Regtech and trade finance
Compliance and regulation are the biggest barriers for access to trade finance according to over 90% of banks surveyed for the International Chamber of Commerce (ICC) Banking Commission’s latest annual review. As such, regtech certainly has huge potential to disrupt the sector. Advanced analytics such as big data and machine learning can help banks better identify risk and meet KYC and AML regulations, while smart contracts and blockchain will also play an increasing role in the way banks manage compliance.
GTR takes a look at some important regtech trends in the trade finance space:
AML, CTF and sanctions regulations demand the monitoring and reporting of transactions to regulators, and for banks to identify and flag suspicious activity. Big data and machine learning platforms, which allow for large data sets to be analysed to reveal patterns, trends and associations, can enable banks to monitor transactions in real time, helping them identify unusual activity and prevent fraud.
KYC regulations require banks to gather information relevant to assessing client risk profiles. Big data and natural language processing tools can help undertake due diligence by aggregating data from sources across languages and jurisdictions, including government agencies and public record keepers, credit bureaus, utilities, consumer marketing firms, mobile service providers, etc.
Trade finance is an area that has traditionally been difficult to monitor because transaction and counterparty data is hard to come by. “Within trade finance, much of the information that the banks currently store in their systems is very limited, due to the kind of paper-based trade documents that support a transaction,” says Michael Lee, director in Deloitte’s enterprise risk services practice. “The next step in the banks’ artificial intelligence journey is to start using better computer vision to then enable automatic transcription of data and start incorporating that into their risk detection systems.”
Computer vision can interpret trade documents such as letters of credit and bills of lading, and, combined with the growing use of smart contracts and the internet of things (IoT), can increase the amount of data available to better assess risk.
As the technology evolves and becomes more commonly applied in the trade finance space, blockchain could increasingly help banks automate compliance aspects too. If all transactions were to be documented via smart contracts on a distributed ledger, a comprehensive, precise and permanent audit trail would exist for regulators to access and monitor on a real-time basis. “There have been several releases of the use of blockchain within trade finance. But in terms of its use to support specifically the regulatory side of things, that is very much in its infancy,” Lee says.
Banks are already using KYC utilities, namely repositories in which multiple institutions store and share customer due diligence information in a single platform. “The last three years there has been activity on this front to try and push industry-wide solutions,” Lee says. “There has been varied uptake. The KYC utilities have had quite limited success to date, but the concept is good.”

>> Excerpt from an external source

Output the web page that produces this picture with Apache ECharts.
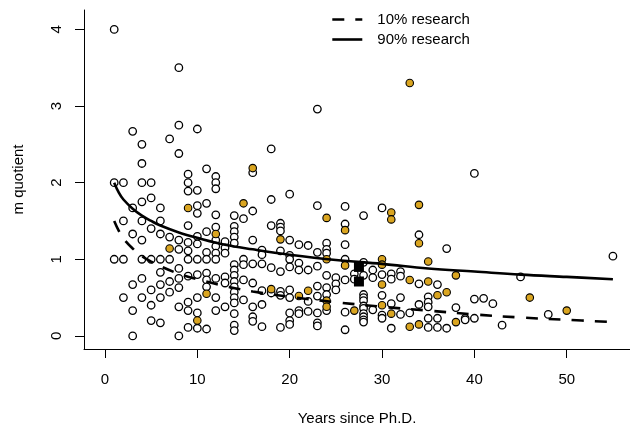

Shared utilities, via for example the cloud or blockchain, wouldn’t just be limited to KYC: they have the potential to store the processing and documentation of other compliance requirements, such as payments monitoring. “In a trade transaction, the activities such as the transaction monitoring or customer due diligence are often duplicated across financial institutions,” Lee continues. “If you can create a controlled environment where that activity is only performed once, that would be a paradigm shift in terms of cost effectiveness. If the industry wants to adopt this, there will be significant advantages, but there is still some way to go to reach this point.”